ふくふくと小柄でかわいらしいリリ。だがその正体は……。

四匹目
 名前はリリ。
 パコと同じく猫カフェmfmfさんから来た猫で、久米島出身でフルネームはロックフォール(ロック)・オ(ッ)ド・リリエンスール・デ・久米島という。mfmfさんではやって来た猫のグループごとにシリーズ名? を付けており、彼のグループはチーズだったのである。だが、お店ではオッドアイからオッドくんと呼ばれていたらしい。
 オドというのはモンゴル語では「星」のことで、人名にもよく使われている。
 私の学生さんでは「オドザヤさん(女子)」、「ムンフオドさん(男子)」という名前の人がいた。
 リリエンスールは佐藤史生さんのまんがに出てくる、火星の王国の宰相さんの名前である。こちらは別にオッドアイのキャラクターじゃないんだけど、私の書いている超長編小説「女大公カイエン」にリリエンスールというオッドアイの女の子が出てくるのである。
 「凛々しい」のりりも掛けてこんな名前にした。
 右目が青、左目がカーキ色のオッドアイの猫である。
 この子はそれまでの三匹とは勝手が違う猫で、いまだに手こずっている。2年目のワクチン接種につれて行く時には噛まれて大騒動になったほどだ。記事にしたので呼んでみていただきたい。

よく見るとかわいい顔してるんだけど……

 三匹目のパコまでは「察する系」「空気を読む系」「一回言えば通じる系」の猫だったのだが、リリは「唯我独尊」「自己主張最強」「人の話は聞かない」系のツンツン野郎である。まあ、こっちの方が猫らしい猫なのだろう。
 今までの三匹が猫っぽくなかったのである。
 リリはmfmfさんにいた頃から、体を持ち上げようとすると噛む猫だったそうで、用があるときはタオルで包んで掴んでいると聞いていた。
 その上、子猫の時にうちに来てから、猫風邪と猫カビに罹患してしまった。仕方なくしばらくケージ住みの上、一日に何度も投薬や目薬、シャンプーなどで抑え込まれていたのもあってか、触られたり、掴まれたり、抱っこされたりが苦手な猫になってしまった。
 うちに来てすぐはお膝に抱っこが出来ていたのだが、今は5秒間持ち上げるのがやっとだ。
 子猫の時のパコは犬のように唸ることがあったが、リリの場合は大人になっても嫌なことや怖いことがあるとすぐに唸って威嚇する。ビビってイキるヤンキーそのものである。多分、すごく怖がりなのだろうが、扱いには手こずる猫だ。

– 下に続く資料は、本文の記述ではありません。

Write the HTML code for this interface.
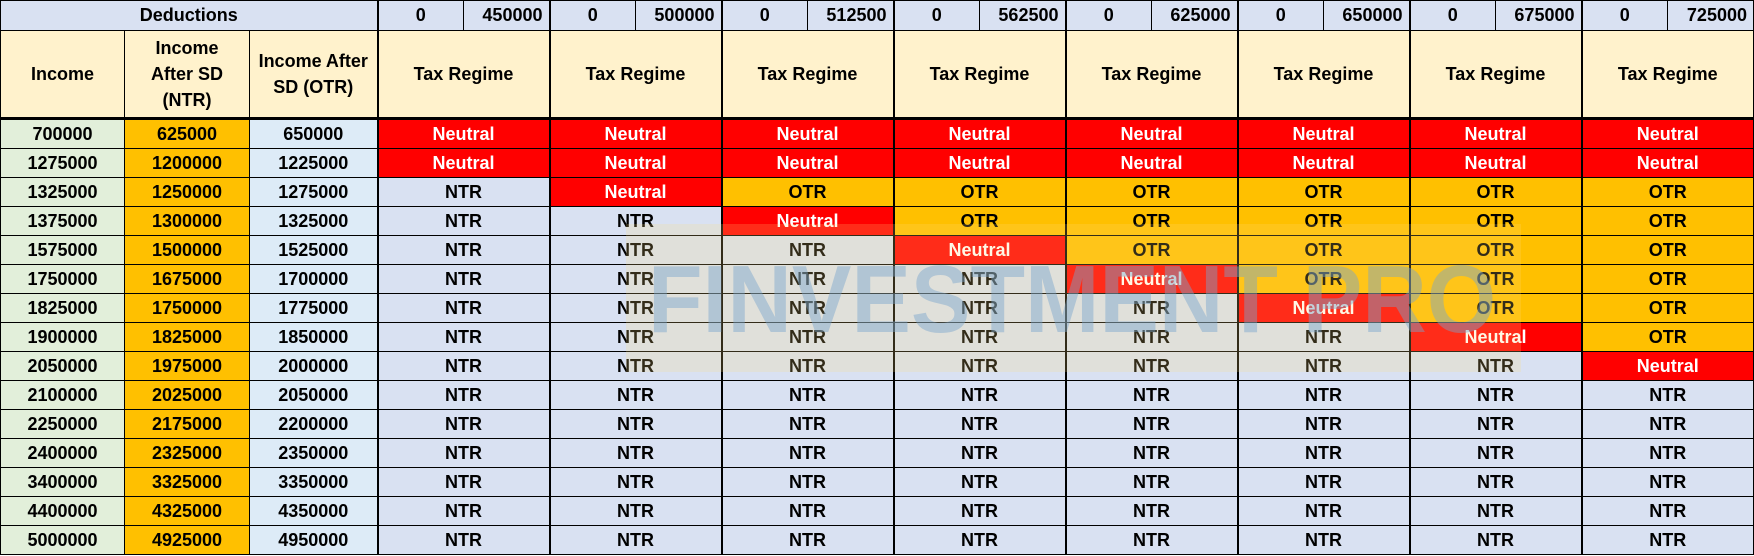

 そんなリリだが、彼はうちに来てすぐから、パコには絶対のリスペクトをしている。うちに来た翌日にご対面したが、その時は完全にパコをお母さんと思っていたようだ。お尻を向けて迫ってくるリリに、パコの方がビビっていた。

仲良し猫団子な二匹。
まるで母子のようにパコはリリを可愛がっている。

 今でもリリはパコには尻尾直角で完全リスペクトである。
 私のことはご飯とトイレ掃除担当のオバサンだと思い込んでいるようで悲しい。まあ、リスペクトしていないオバサンではあっても、触らせないこと以外には特に問題行動はしないのでそこは偉い。
 彼には前の三匹とは違うアプローチを気長に続けるしかないようだ。
 少なくともイヤイヤでも抱っこ出来るようにはなってほしいと思っている。